▶ [Data shown]
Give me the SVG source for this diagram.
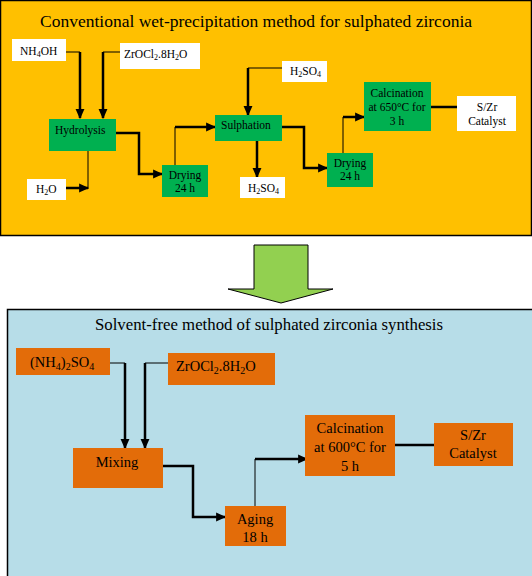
<svg xmlns="http://www.w3.org/2000/svg" width="532" height="576" viewBox="0 0 532 576">
<defs>
<marker id="ah" markerUnits="userSpaceOnUse" markerWidth="10" markerHeight="10" refX="8" refY="4" orient="auto" viewBox="0 0 9 8">
<path d="M0,0 L9,4 L0,8 Z" fill="#000"/>
</marker>
<style>
.t{font-family:"Liberation Serif","Times New Roman",serif;fill:#000}
.s{font-size:11.5px}
.b{font-size:14.5px}
.white{fill:#fff}
.green{fill:#00B050}
.orange{fill:#E36C09}
.thin{fill:none;stroke:#000;stroke-width:1}
.thick{fill:none;stroke:#000;stroke-width:2.5}
</style>
</defs>
<rect width="532" height="576" fill="#fff"/>
<g id="panel-top">
<rect x="0.5" y="0.5" width="531" height="235" fill="#FFC000" stroke="#000" stroke-width="1.5"/>
<text class="t" x="256" y="27" font-size="17.5" text-anchor="middle">Conventional wet-precipitation method for sulphated zirconia</text>
</g>
<g id="panel-bottom">
<rect x="7.5" y="309.5" width="530" height="270" fill="#B7DDE8" stroke="#000" stroke-width="1.5"/>
<text class="t" x="269" y="330" font-size="16.8" text-anchor="middle">Solvent-free method of sulphated zirconia synthesis</text>
</g>
<g id="big-arrow">
<path d="M254,245 H308 V289 H333 L281,303 L228,289 H254 Z" fill="#92D050" stroke="#000" stroke-width="1"/>
</g>
<g id="connectors">
<path class="thin" d="M66,52 H80"/>
<path class="thick" d="M80,52 V118" marker-end="url(#ah)"/>
<path class="thin" d="M120,52 H103"/>
<path class="thick" d="M103,52 V118" marker-end="url(#ah)"/>
<path class="thick" d="M116,133 H139 V174 H162" marker-end="url(#ah)"/>
<path class="thin" d="M88,151 V189"/>
<path class="thick" d="M66,188 H88" marker-end="url(#ah)"/>
<path class="thin" d="M175,165 V127"/>
<path class="thick" d="M175,127 H215" marker-end="url(#ah)"/>
<path class="thin" d="M282,68 H248"/>
<path class="thick" d="M248,68 V115" marker-end="url(#ah)"/>
<path class="thick" d="M257,141 V177" marker-end="url(#ah)"/>
<path class="thick" d="M282,127 H304 V168 H327" marker-end="url(#ah)"/>
<path class="thin" d="M343,153 V117"/>
<path class="thick" d="M343,117 H364" marker-end="url(#ah)"/>
<path class="thick" d="M431,107 H470" marker-end="url(#ah)"/>
<path class="thin" d="M104,363 H125"/>
<path class="thick" d="M125,363 V448" marker-end="url(#ah)"/>
<path class="thin" d="M175,363 H145"/>
<path class="thick" d="M145,363 V448" marker-end="url(#ah)"/>
<path class="thick" d="M163,466 H193 V517 H225" marker-end="url(#ah)"/>
<path class="thin" d="M255,506 V459"/>
<path class="thick" d="M255,459 H307" marker-end="url(#ah)"/>
<path class="thick" d="M395,445 H447" marker-end="url(#ah)"/>
</g>
<g id="nh4oh">
<rect class="white" x="12" y="39" width="54" height="22"/>
<text class="t s" x="20" y="55">NH<tspan font-size="8" dy="2">4</tspan><tspan dy="-2">OH</tspan></text>
</g>
<g id="zrocl2-top">
<rect class="white" x="120" y="43" width="80" height="26"/>
<text class="t s" x="124" y="58">ZrOCl<tspan font-size="8" dy="2">2</tspan><tspan dy="-2">.8H</tspan><tspan font-size="8" dy="2">2</tspan><tspan dy="-2">O</tspan></text>
</g>
<g id="hydrolysis">
<rect class="green" x="49" y="119" width="67" height="32"/>
<text class="t s" x="55" y="134">Hydrolysis</text>
</g>
<g id="h2o">
<rect class="white" x="27" y="179" width="39" height="21"/>
<text class="t s" x="36" y="193">H<tspan font-size="8" dy="2">2</tspan><tspan dy="-2">O</tspan></text>
</g>
<g id="drying1">
<rect class="green" x="162" y="165" width="46" height="32"/>
<text class="t s" x="185" y="179" text-anchor="middle">Drying</text>
<text class="t s" x="185" y="192" text-anchor="middle">24 h</text>
</g>
<g id="h2so4-top">
<rect class="white" x="282" y="61" width="45" height="21"/>
<text class="t s" x="290" y="75">H<tspan font-size="8" dy="2">2</tspan><tspan dy="-2">SO</tspan><tspan font-size="8" dy="2">4</tspan></text>
</g>
<g id="sulphation">
<rect class="green" x="215" y="115" width="67" height="26"/>
<text class="t s" x="221" y="129">Sulphation</text>
</g>
<g id="h2so4-bottom">
<rect class="white" x="240" y="177" width="45" height="21"/>
<text class="t s" x="248" y="192">H<tspan font-size="8" dy="2">2</tspan><tspan dy="-2">SO</tspan><tspan font-size="8" dy="2">4</tspan></text>
</g>
<g id="drying2">
<rect class="green" x="327" y="153" width="46" height="34"/>
<text class="t s" x="350" y="167" text-anchor="middle">Drying</text>
<text class="t s" x="350" y="180" text-anchor="middle">24 h</text>
</g>
<g id="calcination-top">
<rect class="green" x="364" y="82" width="67" height="49"/>
<text class="t s" x="397" y="97" text-anchor="middle">Calcination</text>
<text class="t s" x="397" y="111" text-anchor="middle">at 650°C for</text>
<text class="t s" x="397" y="125" text-anchor="middle">3 h</text>
</g>
<g id="szr-top">
<rect class="white" x="457" y="96" width="59" height="35"/>
<text class="t s" x="487" y="111" text-anchor="middle">S/Zr</text>
<text class="t s" x="487" y="125" text-anchor="middle">Catalyst</text>
</g>
<g id="nh42so4">
<rect class="orange" x="16" y="348" width="94" height="27"/>
<text class="t b" x="30" y="367">(NH<tspan font-size="10" dy="3">4</tspan><tspan dy="-3">)</tspan><tspan font-size="10" dy="3">2</tspan><tspan dy="-3">SO</tspan><tspan font-size="10" dy="3">4</tspan></text>
</g>
<g id="zrocl2-bottom">
<rect class="orange" x="168" y="353" width="107" height="32"/>
<text class="t b" x="176" y="371">ZrOCl<tspan font-size="10" dy="3">2</tspan><tspan dy="-3">.8H</tspan><tspan font-size="10" dy="3">2</tspan><tspan dy="-3">O</tspan></text>
</g>
<g id="mixing">
<rect class="orange" x="73" y="448" width="90" height="40"/>
<text class="t b" x="117" y="467" text-anchor="middle">Mixing</text>
</g>
<g id="aging">
<rect class="orange" x="225" y="506" width="61" height="40"/>
<text class="t b" x="255" y="524" text-anchor="middle">Aging</text>
<text class="t b" x="255" y="542" text-anchor="middle">18 h</text>
</g>
<g id="calcination-bottom">
<rect class="orange" x="305" y="415" width="90" height="61"/>
<text class="t b" x="350" y="433" text-anchor="middle">Calcination</text>
<text class="t b" x="350" y="452" text-anchor="middle">at 600°C for</text>
<text class="t b" x="350" y="471" text-anchor="middle">5 h</text>
</g>
<g id="szr-bottom">
<rect class="orange" x="434" y="423" width="79" height="43"/>
<text class="t b" x="473" y="440" text-anchor="middle">S/Zr</text>
<text class="t b" x="473" y="458" text-anchor="middle">Catalyst</text>
</g>
</svg>
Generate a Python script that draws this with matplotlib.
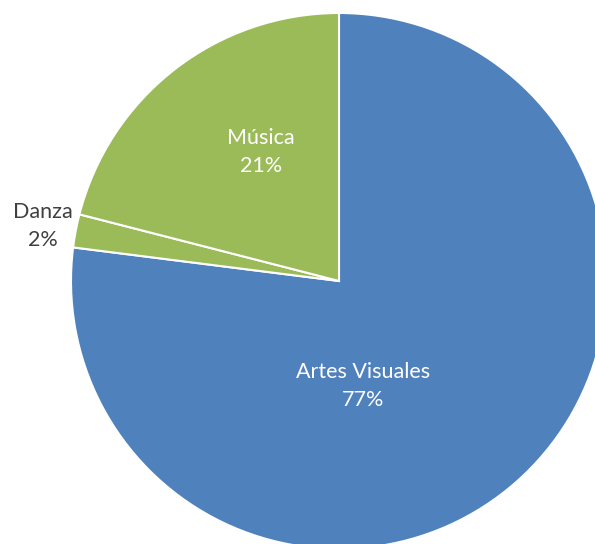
import matplotlib.pyplot as plt

categories = ["Artes Visuales", "Danza", "Música"]
values = [77, 2, 21]
colors = ["#4F81BD", "#9BBB59", "#9BBB59"]

fig = plt.figure(figsize=(5.95, 5.44), dpi=100)
ax = fig.add_axes([0, 0, 1, 1])
ax.set_xlim(0, 595)
ax.set_ylim(0, 544)
ax.set_aspect("equal")
ax.axis("off")

wedges, _ = ax.pie(values, colors=colors, startangle=90, counterclock=False,
                   center=(339, 263), radius=268,
                   wedgeprops=dict(edgecolor="white", linewidth=1.5))
ax.set_xlim(0, 595)
ax.set_ylim(0, 544)

font = "Lato"
total = sum(values)
# label positions (pixel coords from top-left)
label_pos = {"Artes Visuales": (363, 386), "Danza": (43, 226), "Música": (261, 152)}
label_col = {"Artes Visuales": "white", "Danza": "#404040", "Música": "white"}
for c, v in zip(categories, values):
    x, y = label_pos[c]
    ax.text(x, 544 - y, f"{c}\n{round(v / total * 100)}%", ha="center", va="center",
            fontsize=15.5, color=label_col[c], family=font, linespacing=1.5)

fig.savefig("out.png", dpi=100)
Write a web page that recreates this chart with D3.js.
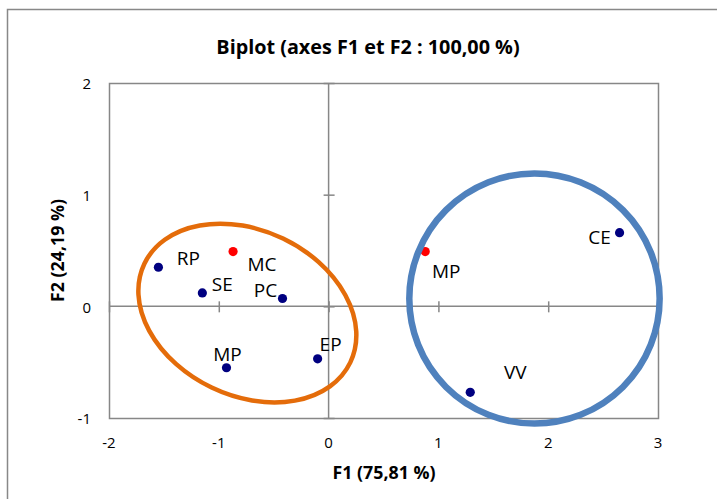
<!DOCTYPE html>
<html>
<head>
<meta charset="utf-8">
<script src="https://cdn.jsdelivr.net/npm/d3@7"></script>
<style>
  body { margin: 0; background: #fff; }
  svg { font-family: 'Open Sans', Lato, sans-serif; }
</style>
</head>
<body>
<svg id="chart" width="717" height="499"></svg>
<script>
const width = 717
const height = 499

// points of the biplot (F1, F2)
const labels = ['RP', 'MC', 'SE', 'PC', 'MP', 'EP', 'MP', 'CE', 'VV']
const f1 = [-1.55, -0.87, -1.15, -0.42, -0.93, -0.10, 0.88, 2.65, 1.29]
const f2 = [0.35, 0.49, 0.12, 0.07, -0.55, -0.47, 0.49, 0.66, -0.77]
const kinds = ['obs', 'var', 'obs', 'obs', 'obs', 'obs', 'var', 'obs', 'obs']
// where each label sits relative to its dot (px)
const labelDx = [30, 29, 20, -17, 1, 13, 21, -20, 45]
const labelDy = [-9, 13, -9, -8, -13, -14, 20, 5, -20]

const xTicks = [-2, -1, 0, 1, 2, 3]
const yTicks = [-1, 0, 1, 2]

// groups drawn around the points: centre, semi-axes (F1 units), tilt
const groups = [
  {cx: -0.74, cy: -0.06, rx: 1.04, ry: 0.74, tilt: 25.6, color: '#E46C0A', sw: 4.5},
  {cx: 1.875, cy: 0.07, rx: 1.14, ry: 1.12, tilt: 0, color: '#4F81BD', sw: 6.5}
]

const margin = {top: 83, right: 59, bottom: 81, left: 109}

const x = d3.scaleLinear().domain([-2, 3]).range([margin.left, width - margin.right])
const y = d3.scaleLinear().domain([-1, 2]).range([height - margin.bottom, margin.top])

const svg = d3.select('#chart')

// outer chart frame (cut by the window on the right and bottom)
svg.append('rect')
  .attr('x', 7.5).attr('y', 9.5)
  .attr('width', 800).attr('height', 600)
  .attr('fill', 'none').attr('stroke', '#888').attr('stroke-width', 1.5)

svg.append('text')
  .attr('x', 368).attr('y', 47)
  .attr('dy', '0.35em')
  .attr('text-anchor', 'middle')
  .attr('font-weight', 'bold').attr('font-size', 19.8)
  .text('Biplot (axes F1 et F2 : 100,00 %)')

// plot area border
svg.append('rect')
  .attr('x', x(-2) + 0.5).attr('y', y(2) + 0.5)
  .attr('width', x(3) - x(-2)).attr('height', y(-1) - y(2))
  .attr('fill', 'none').attr('stroke', '#878787').attr('stroke-width', 1.5)

// zero axes with crossing ticks
const axisX = d3.axisBottom(x).tickValues(xTicks).tickSize(11).tickFormat('')
svg.append('g')
  .attr('transform', `translate(0,${y(0) - 5})`)
  .call(axisX)
  .call(g => g.select('.domain').remove())
  .call(g => g.selectAll('line').attr('stroke', '#878787').attr('stroke-width', 1.5))
svg.append('line')
  .attr('x1', x(-2)).attr('x2', x(3)).attr('y1', y(0)).attr('y2', y(0))
  .attr('stroke', '#878787').attr('stroke-width', 1.5)

const axisY = d3.axisLeft(y).tickValues(yTicks).tickSize(11).tickFormat('')
svg.append('g')
  .attr('transform', `translate(${x(0) + 6},0)`)
  .call(axisY)
  .call(g => g.select('.domain').remove())
  .call(g => g.selectAll('line').attr('stroke', '#878787').attr('stroke-width', 1.5))
svg.append('line')
  .attr('x1', x(0)).attr('x2', x(0)).attr('y1', y(-1)).attr('y2', y(2))
  .attr('stroke', '#878787').attr('stroke-width', 1.5)

// tick labels
svg.append('g')
  .selectAll('text')
  .data(xTicks)
  .join('text')
  .attr('x', d => x(d))
  .attr('y', height - margin.bottom + 25)
  .attr('dy', '0.35em')
  .attr('text-anchor', 'middle')
  .attr('font-size', 15)
  .text(d => d)

svg.append('g')
  .selectAll('text')
  .data(yTicks)
  .join('text')
  .attr('x', margin.left - 18)
  .attr('y', d => y(d) + 1)
  .attr('dy', '0.35em')
  .attr('text-anchor', 'end')
  .attr('font-size', 15)
  .text(d => d)

// axis titles
svg.append('text')
  .attr('x', 384).attr('y', 473)
  .attr('dy', '0.35em')
  .attr('text-anchor', 'middle')
  .attr('font-weight', 'bold').attr('font-size', 17.8)
  .text('F1 (75,81 %)')

svg.append('text')
  .attr('transform', `translate(58,${y(0.5)}) rotate(-90)`)
  .attr('dy', '0.35em')
  .attr('text-anchor', 'middle')
  .attr('font-weight', 'bold').attr('font-size', 17.8)
  .text('F2 (24,19 %)')

// points
const pts = labels.map((d, i) => ({label: d, f1: f1[i], f2: f2[i], kind: kinds[i], dx: labelDx[i], dy: labelDy[i]}))

svg.append('g')
  .selectAll('circle')
  .data(pts)
  .join('circle')
  .attr('cx', d => x(d.f1))
  .attr('cy', d => y(d.f2))
  .attr('r', 4.6)
  .attr('fill', d => d.kind === 'var' ? '#FF0000' : '#000080')

svg.append('g')
  .selectAll('text')
  .data(pts)
  .join('text')
  .attr('x', d => x(d.f1) + d.dx)
  .attr('y', d => y(d.f2) + d.dy)
  .attr('dy', '0.35em')
  .attr('text-anchor', 'middle')
  .attr('font-size', 19)
  .text(d => d.label)

// group outlines
svg.append('g')
  .selectAll('ellipse')
  .data(groups)
  .join('ellipse')
  .attr('transform', d => `translate(${x(d.cx)},${y(d.cy)}) rotate(${d.tilt})`)
  .attr('rx', d => x(d.cx + d.rx) - x(d.cx))
  .attr('ry', d => y(d.cy - d.ry) - y(d.cy))
  .attr('fill', 'none')
  .attr('stroke', d => d.color)
  .attr('stroke-width', d => d.sw)
</script>
</body>
</html>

▶ [What you have to do] Omit the pictures. Extract exactly the lines that begin with the one holding "Write a web" and end with the one holding "const height = 499", inclusive.

▶ [Response to the task]
Write a web page that recreates this chart with D3.js.
<!DOCTYPE html>
<html>
<head>
<meta charset="utf-8">
<script src="https://cdn.jsdelivr.net/npm/d3@7"></script>
<style>
  body { margin: 0; background: #fff; }
  svg { font-family: 'Open Sans', Lato, sans-serif; }
</style>
</head>
<body>
<svg id="chart" width="717" height="499"></svg>
<script>
const width = 717
const height = 499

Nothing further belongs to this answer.